## Set problem
Copy out the data below from the line containing "Reproduce this chart with Bokeh." to the line containing "0.00001, 0.00006, 0.00004]", both lines included, with all images left out.
** BEGIN Data rows **
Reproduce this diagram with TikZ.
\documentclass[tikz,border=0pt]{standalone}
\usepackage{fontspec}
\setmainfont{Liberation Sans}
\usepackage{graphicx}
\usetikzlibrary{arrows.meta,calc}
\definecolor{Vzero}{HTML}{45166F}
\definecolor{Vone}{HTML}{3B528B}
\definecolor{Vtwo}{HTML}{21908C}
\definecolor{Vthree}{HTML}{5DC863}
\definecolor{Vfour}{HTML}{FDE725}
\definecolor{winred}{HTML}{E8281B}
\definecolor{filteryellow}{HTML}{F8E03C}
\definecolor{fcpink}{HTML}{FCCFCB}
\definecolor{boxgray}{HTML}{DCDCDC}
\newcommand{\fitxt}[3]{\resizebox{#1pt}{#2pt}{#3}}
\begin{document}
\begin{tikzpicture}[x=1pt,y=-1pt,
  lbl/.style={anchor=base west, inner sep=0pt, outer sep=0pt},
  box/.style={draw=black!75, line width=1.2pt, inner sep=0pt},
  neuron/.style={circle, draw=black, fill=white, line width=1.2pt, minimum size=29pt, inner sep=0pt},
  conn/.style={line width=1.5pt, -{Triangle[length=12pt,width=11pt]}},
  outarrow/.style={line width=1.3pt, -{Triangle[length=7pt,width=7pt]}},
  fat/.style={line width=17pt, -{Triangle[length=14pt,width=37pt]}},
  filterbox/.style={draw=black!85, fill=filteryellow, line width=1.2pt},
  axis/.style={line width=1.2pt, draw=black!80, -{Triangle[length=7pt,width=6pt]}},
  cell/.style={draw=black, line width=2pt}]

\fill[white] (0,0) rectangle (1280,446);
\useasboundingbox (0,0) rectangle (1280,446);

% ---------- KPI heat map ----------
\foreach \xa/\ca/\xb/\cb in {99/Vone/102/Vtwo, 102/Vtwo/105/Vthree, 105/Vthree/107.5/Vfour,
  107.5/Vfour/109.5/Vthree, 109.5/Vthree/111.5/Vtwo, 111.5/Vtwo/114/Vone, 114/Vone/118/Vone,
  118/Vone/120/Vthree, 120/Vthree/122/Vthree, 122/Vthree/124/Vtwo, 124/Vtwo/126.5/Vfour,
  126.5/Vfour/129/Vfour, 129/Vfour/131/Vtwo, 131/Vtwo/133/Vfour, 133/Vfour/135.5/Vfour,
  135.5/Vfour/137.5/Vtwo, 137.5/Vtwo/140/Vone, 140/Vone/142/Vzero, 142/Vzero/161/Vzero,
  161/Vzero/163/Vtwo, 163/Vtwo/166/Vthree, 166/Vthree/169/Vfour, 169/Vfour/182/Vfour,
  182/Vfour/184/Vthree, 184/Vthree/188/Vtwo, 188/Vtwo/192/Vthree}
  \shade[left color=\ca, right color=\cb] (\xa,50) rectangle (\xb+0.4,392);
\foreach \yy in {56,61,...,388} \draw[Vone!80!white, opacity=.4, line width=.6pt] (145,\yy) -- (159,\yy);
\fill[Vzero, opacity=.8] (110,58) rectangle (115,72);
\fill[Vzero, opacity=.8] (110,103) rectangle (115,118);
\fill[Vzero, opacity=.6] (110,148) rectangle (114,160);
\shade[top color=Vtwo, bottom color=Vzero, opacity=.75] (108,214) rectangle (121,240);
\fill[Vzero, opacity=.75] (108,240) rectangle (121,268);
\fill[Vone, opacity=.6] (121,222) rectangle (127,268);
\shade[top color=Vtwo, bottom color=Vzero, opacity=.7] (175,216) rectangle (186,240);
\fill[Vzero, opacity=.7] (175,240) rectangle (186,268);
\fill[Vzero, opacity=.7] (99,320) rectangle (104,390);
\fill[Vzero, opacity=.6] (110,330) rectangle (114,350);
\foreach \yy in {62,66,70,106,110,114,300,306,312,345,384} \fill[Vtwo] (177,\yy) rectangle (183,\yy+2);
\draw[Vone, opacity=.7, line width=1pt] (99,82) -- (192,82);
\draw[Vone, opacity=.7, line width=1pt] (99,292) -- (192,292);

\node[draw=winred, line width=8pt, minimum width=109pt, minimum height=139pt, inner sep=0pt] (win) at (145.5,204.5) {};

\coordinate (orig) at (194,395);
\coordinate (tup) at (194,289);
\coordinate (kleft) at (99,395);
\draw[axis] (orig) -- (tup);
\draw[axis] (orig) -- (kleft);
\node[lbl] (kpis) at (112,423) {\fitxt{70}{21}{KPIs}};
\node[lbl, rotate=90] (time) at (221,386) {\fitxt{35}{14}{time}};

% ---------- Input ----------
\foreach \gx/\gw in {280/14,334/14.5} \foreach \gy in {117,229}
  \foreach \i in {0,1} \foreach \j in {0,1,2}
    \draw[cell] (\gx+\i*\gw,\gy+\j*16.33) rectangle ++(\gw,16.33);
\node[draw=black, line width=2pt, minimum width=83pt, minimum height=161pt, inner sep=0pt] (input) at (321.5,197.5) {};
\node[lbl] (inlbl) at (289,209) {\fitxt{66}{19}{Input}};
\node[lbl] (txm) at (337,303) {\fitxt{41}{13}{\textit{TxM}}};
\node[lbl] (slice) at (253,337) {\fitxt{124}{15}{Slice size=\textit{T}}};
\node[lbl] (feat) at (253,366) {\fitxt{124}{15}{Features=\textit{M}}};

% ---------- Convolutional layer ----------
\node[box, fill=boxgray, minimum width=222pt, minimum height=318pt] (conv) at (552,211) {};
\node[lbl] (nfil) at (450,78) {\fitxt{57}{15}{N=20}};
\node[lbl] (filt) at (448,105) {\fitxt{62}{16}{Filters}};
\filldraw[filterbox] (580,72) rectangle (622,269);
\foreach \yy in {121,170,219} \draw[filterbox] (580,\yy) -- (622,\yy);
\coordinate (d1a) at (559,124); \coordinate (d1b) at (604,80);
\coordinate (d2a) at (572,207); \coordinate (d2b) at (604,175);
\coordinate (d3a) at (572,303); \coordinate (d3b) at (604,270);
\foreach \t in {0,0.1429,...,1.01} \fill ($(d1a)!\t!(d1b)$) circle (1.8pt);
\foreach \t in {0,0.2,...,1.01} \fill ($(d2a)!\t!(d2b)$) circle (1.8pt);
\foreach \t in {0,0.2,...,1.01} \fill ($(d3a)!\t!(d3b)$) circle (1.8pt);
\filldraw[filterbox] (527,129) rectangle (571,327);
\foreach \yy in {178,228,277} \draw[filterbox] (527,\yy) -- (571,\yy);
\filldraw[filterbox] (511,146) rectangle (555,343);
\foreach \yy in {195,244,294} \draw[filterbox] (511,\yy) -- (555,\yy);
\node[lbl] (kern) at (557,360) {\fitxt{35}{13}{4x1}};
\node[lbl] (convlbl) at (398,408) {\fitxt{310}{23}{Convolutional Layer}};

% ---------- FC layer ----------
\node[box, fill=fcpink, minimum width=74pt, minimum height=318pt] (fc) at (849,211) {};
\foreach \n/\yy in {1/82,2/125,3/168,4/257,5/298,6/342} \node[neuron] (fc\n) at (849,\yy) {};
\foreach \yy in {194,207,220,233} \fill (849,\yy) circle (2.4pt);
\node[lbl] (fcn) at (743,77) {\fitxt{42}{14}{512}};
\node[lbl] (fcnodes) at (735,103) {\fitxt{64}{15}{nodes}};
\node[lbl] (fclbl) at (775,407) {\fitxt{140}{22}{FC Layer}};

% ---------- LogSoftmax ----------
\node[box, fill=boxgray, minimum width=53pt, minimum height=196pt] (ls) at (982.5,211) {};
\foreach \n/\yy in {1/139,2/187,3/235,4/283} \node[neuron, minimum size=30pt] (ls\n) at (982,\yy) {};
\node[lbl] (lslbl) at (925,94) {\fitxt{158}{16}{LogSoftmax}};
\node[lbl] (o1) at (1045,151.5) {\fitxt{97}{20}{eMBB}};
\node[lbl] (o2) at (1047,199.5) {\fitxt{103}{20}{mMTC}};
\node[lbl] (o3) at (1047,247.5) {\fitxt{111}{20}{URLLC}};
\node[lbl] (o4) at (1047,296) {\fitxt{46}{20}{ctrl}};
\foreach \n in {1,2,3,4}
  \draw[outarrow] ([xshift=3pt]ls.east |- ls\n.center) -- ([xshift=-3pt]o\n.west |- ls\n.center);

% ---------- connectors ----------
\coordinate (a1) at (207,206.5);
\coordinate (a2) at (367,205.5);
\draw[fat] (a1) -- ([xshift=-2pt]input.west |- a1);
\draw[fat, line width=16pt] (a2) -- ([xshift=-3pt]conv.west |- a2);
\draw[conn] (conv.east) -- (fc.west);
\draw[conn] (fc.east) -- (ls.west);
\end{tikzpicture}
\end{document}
** END Data rows **
** BEGIN Data rows **
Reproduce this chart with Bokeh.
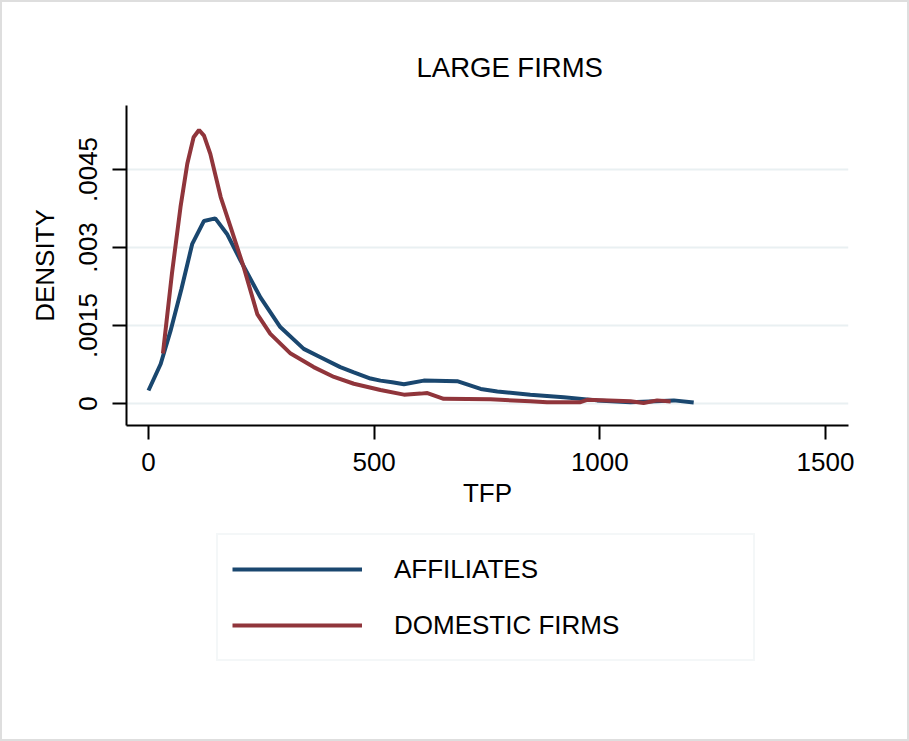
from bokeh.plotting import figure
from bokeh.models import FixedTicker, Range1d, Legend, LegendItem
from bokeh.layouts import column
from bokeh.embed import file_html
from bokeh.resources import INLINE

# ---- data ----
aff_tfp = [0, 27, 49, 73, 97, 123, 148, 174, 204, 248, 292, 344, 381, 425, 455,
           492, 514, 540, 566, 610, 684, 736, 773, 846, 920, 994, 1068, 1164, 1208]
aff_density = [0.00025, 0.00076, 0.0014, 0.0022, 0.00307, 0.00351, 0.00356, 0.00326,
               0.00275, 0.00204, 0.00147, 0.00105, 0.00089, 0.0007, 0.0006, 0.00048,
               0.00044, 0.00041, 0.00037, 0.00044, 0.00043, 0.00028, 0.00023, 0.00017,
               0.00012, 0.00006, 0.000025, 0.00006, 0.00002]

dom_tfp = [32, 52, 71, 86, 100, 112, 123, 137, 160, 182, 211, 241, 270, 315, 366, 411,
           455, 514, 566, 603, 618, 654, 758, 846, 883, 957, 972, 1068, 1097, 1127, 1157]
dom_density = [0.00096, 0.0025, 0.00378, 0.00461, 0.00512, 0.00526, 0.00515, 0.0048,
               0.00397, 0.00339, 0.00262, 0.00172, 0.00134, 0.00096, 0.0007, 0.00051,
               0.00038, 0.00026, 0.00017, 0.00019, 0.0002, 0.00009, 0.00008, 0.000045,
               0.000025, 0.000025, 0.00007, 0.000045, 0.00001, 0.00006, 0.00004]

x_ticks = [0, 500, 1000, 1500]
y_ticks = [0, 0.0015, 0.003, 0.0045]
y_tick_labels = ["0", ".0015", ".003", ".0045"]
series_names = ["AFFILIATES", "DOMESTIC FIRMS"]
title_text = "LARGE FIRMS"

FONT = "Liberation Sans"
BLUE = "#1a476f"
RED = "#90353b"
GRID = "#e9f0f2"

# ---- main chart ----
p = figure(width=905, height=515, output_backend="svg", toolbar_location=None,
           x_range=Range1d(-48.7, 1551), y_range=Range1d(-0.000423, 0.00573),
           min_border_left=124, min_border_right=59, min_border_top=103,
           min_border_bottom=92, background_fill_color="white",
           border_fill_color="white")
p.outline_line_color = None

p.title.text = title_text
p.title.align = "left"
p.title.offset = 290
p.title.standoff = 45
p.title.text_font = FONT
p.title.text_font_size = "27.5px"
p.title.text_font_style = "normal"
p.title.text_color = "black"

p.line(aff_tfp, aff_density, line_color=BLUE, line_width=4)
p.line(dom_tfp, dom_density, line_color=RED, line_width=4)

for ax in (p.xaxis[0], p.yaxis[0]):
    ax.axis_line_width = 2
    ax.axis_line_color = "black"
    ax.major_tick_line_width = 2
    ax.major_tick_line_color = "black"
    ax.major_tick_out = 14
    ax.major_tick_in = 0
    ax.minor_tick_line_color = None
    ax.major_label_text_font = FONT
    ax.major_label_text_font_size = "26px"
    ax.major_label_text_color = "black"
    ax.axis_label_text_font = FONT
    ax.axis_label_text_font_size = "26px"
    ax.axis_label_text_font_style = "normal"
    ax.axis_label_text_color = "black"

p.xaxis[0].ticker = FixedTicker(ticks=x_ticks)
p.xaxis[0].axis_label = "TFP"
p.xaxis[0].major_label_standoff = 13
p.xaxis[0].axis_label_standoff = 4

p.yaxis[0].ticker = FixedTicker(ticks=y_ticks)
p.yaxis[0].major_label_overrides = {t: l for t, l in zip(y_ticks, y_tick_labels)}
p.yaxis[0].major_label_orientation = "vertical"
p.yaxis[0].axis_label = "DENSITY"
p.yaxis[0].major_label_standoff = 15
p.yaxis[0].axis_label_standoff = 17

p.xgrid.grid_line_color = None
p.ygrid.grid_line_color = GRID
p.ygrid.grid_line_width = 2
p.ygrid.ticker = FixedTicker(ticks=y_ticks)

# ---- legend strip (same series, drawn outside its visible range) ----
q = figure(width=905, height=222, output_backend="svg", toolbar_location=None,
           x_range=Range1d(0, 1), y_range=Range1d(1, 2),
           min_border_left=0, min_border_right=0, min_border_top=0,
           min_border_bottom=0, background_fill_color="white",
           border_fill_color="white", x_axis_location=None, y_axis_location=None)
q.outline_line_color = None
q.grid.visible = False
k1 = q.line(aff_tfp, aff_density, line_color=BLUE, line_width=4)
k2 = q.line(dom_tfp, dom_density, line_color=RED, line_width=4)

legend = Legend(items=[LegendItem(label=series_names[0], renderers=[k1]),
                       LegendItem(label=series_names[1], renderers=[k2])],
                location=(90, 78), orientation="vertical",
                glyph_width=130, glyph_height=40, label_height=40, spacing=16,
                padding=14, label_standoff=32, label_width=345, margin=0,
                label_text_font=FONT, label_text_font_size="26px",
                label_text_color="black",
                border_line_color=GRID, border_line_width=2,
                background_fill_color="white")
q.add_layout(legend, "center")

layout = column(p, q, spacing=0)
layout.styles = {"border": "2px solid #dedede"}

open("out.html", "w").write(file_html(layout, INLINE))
** END Data rows **
## Solved exercise
Reproduce this chart with Bokeh.
from bokeh.plotting import figure
from bokeh.models import FixedTicker, Range1d, Legend, LegendItem
from bokeh.layouts import column
from bokeh.embed import file_html
from bokeh.resources import INLINE

# ---- data ----
aff_tfp = [0, 27, 49, 73, 97, 123, 148, 174, 204, 248, 292, 344, 381, 425, 455,
           492, 514, 540, 566, 610, 684, 736, 773, 846, 920, 994, 1068, 1164, 1208]
aff_density = [0.00025, 0.00076, 0.0014, 0.0022, 0.00307, 0.00351, 0.00356, 0.00326,
               0.00275, 0.00204, 0.00147, 0.00105, 0.00089, 0.0007, 0.0006, 0.00048,
               0.00044, 0.00041, 0.00037, 0.00044, 0.00043, 0.00028, 0.00023, 0.00017,
               0.00012, 0.00006, 0.000025, 0.00006, 0.00002]

dom_tfp = [32, 52, 71, 86, 100, 112, 123, 137, 160, 182, 211, 241, 270, 315, 366, 411,
           455, 514, 566, 603, 618, 654, 758, 846, 883, 957, 972, 1068, 1097, 1127, 1157]
dom_density = [0.00096, 0.0025, 0.00378, 0.00461, 0.00512, 0.00526, 0.00515, 0.0048,
               0.00397, 0.00339, 0.00262, 0.00172, 0.00134, 0.00096, 0.0007, 0.00051,
               0.00038, 0.00026, 0.00017, 0.00019, 0.0002, 0.00009, 0.00008, 0.000045,
               0.000025, 0.000025, 0.00007, 0.000045, 0.00001, 0.00006, 0.00004]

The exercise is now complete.